• REQUEST: Restate word for word the lines of the data below, from the first through the one that has "axr = fig.add_axes([fx(483), fy(bottom_px), ax_w, ax_h])".

• DATA LINES:
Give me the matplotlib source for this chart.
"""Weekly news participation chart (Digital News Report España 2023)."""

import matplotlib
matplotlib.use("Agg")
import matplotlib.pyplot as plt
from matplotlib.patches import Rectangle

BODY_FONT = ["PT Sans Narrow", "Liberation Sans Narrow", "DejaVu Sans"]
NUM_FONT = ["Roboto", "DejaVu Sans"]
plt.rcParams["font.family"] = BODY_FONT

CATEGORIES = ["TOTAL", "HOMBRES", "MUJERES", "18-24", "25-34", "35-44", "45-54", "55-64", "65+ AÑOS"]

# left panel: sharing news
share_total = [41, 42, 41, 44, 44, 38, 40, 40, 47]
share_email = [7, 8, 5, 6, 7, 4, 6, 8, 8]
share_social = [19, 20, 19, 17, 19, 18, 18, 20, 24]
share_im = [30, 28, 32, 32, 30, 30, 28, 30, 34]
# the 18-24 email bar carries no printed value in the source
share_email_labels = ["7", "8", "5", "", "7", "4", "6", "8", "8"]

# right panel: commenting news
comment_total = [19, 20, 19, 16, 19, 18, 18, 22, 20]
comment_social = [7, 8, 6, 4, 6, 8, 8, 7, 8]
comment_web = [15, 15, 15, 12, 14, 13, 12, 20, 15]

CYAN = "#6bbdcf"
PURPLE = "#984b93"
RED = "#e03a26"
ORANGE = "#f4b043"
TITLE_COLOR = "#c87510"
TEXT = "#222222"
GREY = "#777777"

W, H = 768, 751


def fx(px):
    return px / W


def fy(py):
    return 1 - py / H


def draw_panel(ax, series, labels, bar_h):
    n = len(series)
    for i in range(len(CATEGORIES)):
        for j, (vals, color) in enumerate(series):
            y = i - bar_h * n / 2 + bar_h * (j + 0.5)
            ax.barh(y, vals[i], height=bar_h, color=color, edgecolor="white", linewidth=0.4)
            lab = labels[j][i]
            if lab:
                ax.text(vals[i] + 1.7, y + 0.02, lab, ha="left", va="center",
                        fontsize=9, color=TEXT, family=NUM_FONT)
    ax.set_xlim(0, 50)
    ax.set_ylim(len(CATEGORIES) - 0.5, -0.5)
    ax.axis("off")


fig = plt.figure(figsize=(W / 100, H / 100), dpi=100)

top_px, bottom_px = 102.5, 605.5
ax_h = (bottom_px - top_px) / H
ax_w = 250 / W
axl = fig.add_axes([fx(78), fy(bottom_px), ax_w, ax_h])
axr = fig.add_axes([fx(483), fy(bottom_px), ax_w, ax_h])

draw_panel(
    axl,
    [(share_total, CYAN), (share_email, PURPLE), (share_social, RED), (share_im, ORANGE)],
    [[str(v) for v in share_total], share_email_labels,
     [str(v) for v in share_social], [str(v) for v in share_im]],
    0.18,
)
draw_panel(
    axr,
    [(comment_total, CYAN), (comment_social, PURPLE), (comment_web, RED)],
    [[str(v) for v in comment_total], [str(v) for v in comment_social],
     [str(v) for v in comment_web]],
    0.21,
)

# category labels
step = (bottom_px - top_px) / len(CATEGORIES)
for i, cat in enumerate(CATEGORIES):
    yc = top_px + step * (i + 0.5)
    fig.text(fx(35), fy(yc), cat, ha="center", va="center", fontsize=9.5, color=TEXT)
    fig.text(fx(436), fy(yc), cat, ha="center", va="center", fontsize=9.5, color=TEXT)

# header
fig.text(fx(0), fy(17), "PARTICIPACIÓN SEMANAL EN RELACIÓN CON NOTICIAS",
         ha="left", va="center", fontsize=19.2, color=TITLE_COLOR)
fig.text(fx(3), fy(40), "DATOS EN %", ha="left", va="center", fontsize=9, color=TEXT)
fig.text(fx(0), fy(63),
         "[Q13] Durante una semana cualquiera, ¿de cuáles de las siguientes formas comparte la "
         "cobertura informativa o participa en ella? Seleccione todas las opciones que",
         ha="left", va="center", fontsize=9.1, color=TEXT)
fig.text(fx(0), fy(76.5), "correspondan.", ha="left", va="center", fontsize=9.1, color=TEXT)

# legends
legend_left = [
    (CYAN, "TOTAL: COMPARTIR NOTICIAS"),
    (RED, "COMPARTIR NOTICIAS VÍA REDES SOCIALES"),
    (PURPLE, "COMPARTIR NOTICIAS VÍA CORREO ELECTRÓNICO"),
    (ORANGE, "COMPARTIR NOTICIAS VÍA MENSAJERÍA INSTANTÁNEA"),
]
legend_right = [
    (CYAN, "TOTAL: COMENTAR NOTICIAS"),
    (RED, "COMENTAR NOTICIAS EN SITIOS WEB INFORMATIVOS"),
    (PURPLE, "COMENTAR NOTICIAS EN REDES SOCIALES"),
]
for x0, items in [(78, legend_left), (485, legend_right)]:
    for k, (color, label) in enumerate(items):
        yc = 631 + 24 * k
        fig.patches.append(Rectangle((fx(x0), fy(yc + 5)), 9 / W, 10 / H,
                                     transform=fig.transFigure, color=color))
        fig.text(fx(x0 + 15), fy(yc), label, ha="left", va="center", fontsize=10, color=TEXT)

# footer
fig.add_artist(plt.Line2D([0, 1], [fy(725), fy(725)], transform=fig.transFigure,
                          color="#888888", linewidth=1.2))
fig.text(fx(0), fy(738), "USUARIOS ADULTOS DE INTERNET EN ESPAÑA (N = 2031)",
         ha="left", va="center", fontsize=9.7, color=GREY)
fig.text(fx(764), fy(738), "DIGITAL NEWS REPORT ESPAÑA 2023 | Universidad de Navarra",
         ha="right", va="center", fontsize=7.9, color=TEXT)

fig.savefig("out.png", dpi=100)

• EXPECTED ANSWER:
Give me the matplotlib source for this chart.
"""Weekly news participation chart (Digital News Report España 2023)."""

import matplotlib
matplotlib.use("Agg")
import matplotlib.pyplot as plt
from matplotlib.patches import Rectangle

BODY_FONT = ["PT Sans Narrow", "Liberation Sans Narrow", "DejaVu Sans"]
NUM_FONT = ["Roboto", "DejaVu Sans"]
plt.rcParams["font.family"] = BODY_FONT

CATEGORIES = ["TOTAL", "HOMBRES", "MUJERES", "18-24", "25-34", "35-44", "45-54", "55-64", "65+ AÑOS"]

# left panel: sharing news
share_total = [41, 42, 41, 44, 44, 38, 40, 40, 47]
share_email = [7, 8, 5, 6, 7, 4, 6, 8, 8]
share_social = [19, 20, 19, 17, 19, 18, 18, 20, 24]
share_im = [30, 28, 32, 32, 30, 30, 28, 30, 34]
# the 18-24 email bar carries no printed value in the source
share_email_labels = ["7", "8", "5", "", "7", "4", "6", "8", "8"]

# right panel: commenting news
comment_total = [19, 20, 19, 16, 19, 18, 18, 22, 20]
comment_social = [7, 8, 6, 4, 6, 8, 8, 7, 8]
comment_web = [15, 15, 15, 12, 14, 13, 12, 20, 15]

CYAN = "#6bbdcf"
PURPLE = "#984b93"
RED = "#e03a26"
ORANGE = "#f4b043"
TITLE_COLOR = "#c87510"
TEXT = "#222222"
GREY = "#777777"

W, H = 768, 751


def fx(px):
    return px / W


def fy(py):
    return 1 - py / H


def draw_panel(ax, series, labels, bar_h):
    n = len(series)
    for i in range(len(CATEGORIES)):
        for j, (vals, color) in enumerate(series):
            y = i - bar_h * n / 2 + bar_h * (j + 0.5)
            ax.barh(y, vals[i], height=bar_h, color=color, edgecolor="white", linewidth=0.4)
            lab = labels[j][i]
            if lab:
                ax.text(vals[i] + 1.7, y + 0.02, lab, ha="left", va="center",
                        fontsize=9, color=TEXT, family=NUM_FONT)
    ax.set_xlim(0, 50)
    ax.set_ylim(len(CATEGORIES) - 0.5, -0.5)
    ax.axis("off")


fig = plt.figure(figsize=(W / 100, H / 100), dpi=100)

top_px, bottom_px = 102.5, 605.5
ax_h = (bottom_px - top_px) / H
ax_w = 250 / W
axl = fig.add_axes([fx(78), fy(bottom_px), ax_w, ax_h])
axr = fig.add_axes([fx(483), fy(bottom_px), ax_w, ax_h])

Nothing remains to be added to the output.